Melanie ließ das Seil zu ihr herunterbaumeln.

„Ich kann nicht, mein Arm..."

„Doch, du kannst! Sonst knall ich dich ab!", schrie Melanie wütend und fuchtelte mit der Pistole herum.

Sie musste verrückt sein! Anders war das nicht zu erklären. Erst tötete sie ihren Bruder und dann das.

„Mach hinne!", drängelte Melanie ungeduldig.

Unter Schmerzen nahm Kathy das lose Seilende und begann, es langsam um die Träger der Tasche zu binden.

„Das Geld wird vielleicht den Betrieb deiner Eltern retten, aber sie werden bestimmt nicht glücklicher dadurch, nachdem ihr Sohn tot ist", versuchte sie, auf Melanie einzureden.

Er war doch an allem schuld!", brüllte diese außer sich. „Er war doch schuld, dass Mama überhaupt diesen Unfall hatte!"

Was?" Überrascht starrte Kathy zu ihr hoch.

„Ja, ja! Dein teurer Daniel! Er sollte damals diesen Spezialdünger aus Bielefeld holen. Aber er hatte keinen Bock! Mal wieder! Ist einfach abgehauen und irgendwo hin. Und dann ist Mama in den Pickup gestiegen und losgefahren. Damals war es noch der alte, der ständig Zicken machte. Und dann ist dieses Arschloch in sie reingefahren, weil er angeblich die Kontrolle über seinen Wagen verloren hatte."

Das wusste Kathy nicht. Daniel hatte ihr das nie erzählt.

„Aber wenn Daniel gefahren wäre, dann hätte er den Unfall gehabt!"

„Na und?", kreischte Melanie mit sich überschlagender Stimme. „Wir wären auch ohne ihn klargekommen! Er ist doch sowieso abgehauen und hat sich ein schönes Leben in Münster gemacht! Mit seinem Scheiß-Jurastudium und mit dir! Während ich in diesem Loch festsitze!"

Darum ging es also in Wirklichkeit. Melanie gab ihrem Bruder nicht einfach nur die Schuld an Elkes Unfall. Gleichzeitig war sie neidisch auf ihn.

„Nachdem er mir gesagt hatte, dass er uns das Geld nicht geben kann und mich kurz allein ließ, um auf Klo zu gehen, habe ich mich in seinem Zimmer umgesehen. Und dann habe ich den Ring gefunden. Und dann wusste ich, warum er uns das Geld nicht geben konnte: Er wollte es für sich haben. Für euch. Damit ihr euch zusammen ein schönes Leben machen könnt."

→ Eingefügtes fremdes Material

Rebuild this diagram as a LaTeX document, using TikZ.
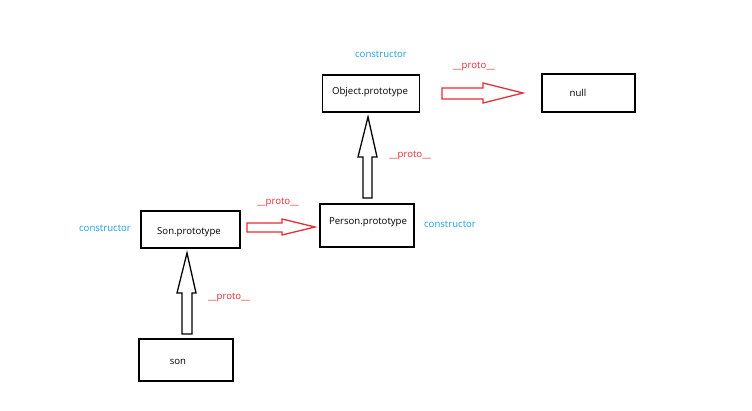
\documentclass[tikz,border=0pt]{standalone}
\usepackage{fontspec}
\setmainfont{Open Sans}
\definecolor{ctorblue}{RGB}{28,160,226}
\definecolor{protored}{RGB}{232,44,52}
\begin{document}
\begin{tikzpicture}[x=1pt,y=-1pt,
  box/.style={draw=black,line width=1.6pt,fill=white,inner sep=0pt},
  txt/.style={font=\fontsize{9.6}{11}\selectfont,inner sep=0pt,text=black},
  ctor/.style={font=\fontsize{9.6}{11}\selectfont,inner sep=0pt,text=ctorblue},
  proto/.style={font=\fontsize{9.6}{11}\selectfont,inner sep=0pt,text=protored},
  redarrow/.style={draw=protored,line width=1.3pt,line join=miter,fill=white},
  blackarrow/.style={draw=black,line width=1.3pt,line join=miter,fill=white}]
\useasboundingbox[fill=white] (0,0) rectangle (752,411);
% boxes
\node[box,minimum width=97pt,minimum height=37pt] (obj) at (371,93.5) {};
\node[box,minimum width=93pt,minimum height=38pt] (null) at (588.5,93) {};
\node[box,minimum width=99pt,minimum height=37pt] (sonp) at (190.5,229.5) {};
\node[box,minimum width=94pt,minimum height=43pt] (pers) at (367,225.5) {};
\node[box,minimum width=94pt,minimum height=42pt] (son) at (186,360) {};
% box texts
\node[txt] (tobj) at (370,92) {Object.prototype};
\node[txt] (tnull) at (578,93) {null};
\node[txt] (tsonp) at (189,232) {Son.prototype};
\node[txt] (tpers) at (368,222) {Person.prototype};
\node[txt] (tson) at (178,362) {son};
% labels
\node[ctor] (c1) at (381,54) {constructor};
\node[ctor] (c2) at (105,228) {constructor};
\node[ctor] (c3) at (450,224) {constructor};
\node[proto] (p1) at (474,66) {\_\_proto\_\_};
\node[proto] (p2) at (410,155) {\_\_proto\_\_};
\node[proto] (p3) at (278,202) {\_\_proto\_\_};
\node[proto] (p4) at (229,297) {\_\_proto\_\_};
% block arrows
\draw[redarrow] (442,88) -- (483,88) -- (483,83) -- (523,93) -- (483,103) -- (483,99) -- (442,99) -- cycle;
\draw[redarrow] (247,223) -- (282,223) -- (282,219) -- (315,227) -- (282,235) -- (282,232) -- (247,232) -- cycle;
\draw[blackarrow] (182,334) -- (182,293) -- (177,293) -- (187,253) -- (196,293) -- (192,293) -- (192,334) -- cycle;
\draw[blackarrow] (363,198) -- (363,157) -- (358,157) -- (368,117) -- (377,157) -- (372,157) -- (372,198) -- cycle;
\end{tikzpicture}
\end{document}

„Aber jetzt weißt du, dass das gar nicht stimmt. Er wollte das Geld Luisa geben, weil sie von diesem fiesen Typen bedroht wurde!"

„Warum ist denn irgendeine Luisa wichtiger als wir? Was ist denn mit mir? Niemand schert sich darum, wie es mir geht! Musst du denn jeden Abend deiner Mutter beim Heulen zuhören? Oder zusehen, wie dein Vater sich nachts heimlich besäuft?"

Geräuschvoll zog Melanie den Rotz durch die Nase hoch und richtete die Waffe wieder auf Kathy. „Jetzt binde endlich diese Scheiß-Tasche an!"

So schnell, wie ihr schmerzender Arm es zuließ, versuchte Kathy, ihrer Aufforderung nachzukommen. Sie versuchte nicht daran zu denken, was passieren würde, nachdem Melanie die Tasche hochgezogen hatte.

Gerade hatte sie den Knoten festgezogen, als Melanie plötzlich aufkeuchte und erschrocken herumfuhr.

„Lassen Sie die Waffe fallen, Frau Hubner!"

Ein leises, erleichtertes Wimmern entrang sich Kathys Kehle, als sie die Stimme von Kommissar Plattenberg erkannte. In dem Moment wäre sie dem Mann am liebsten um den Hals gefallen, obwohl sie ihn nicht leiden konnte.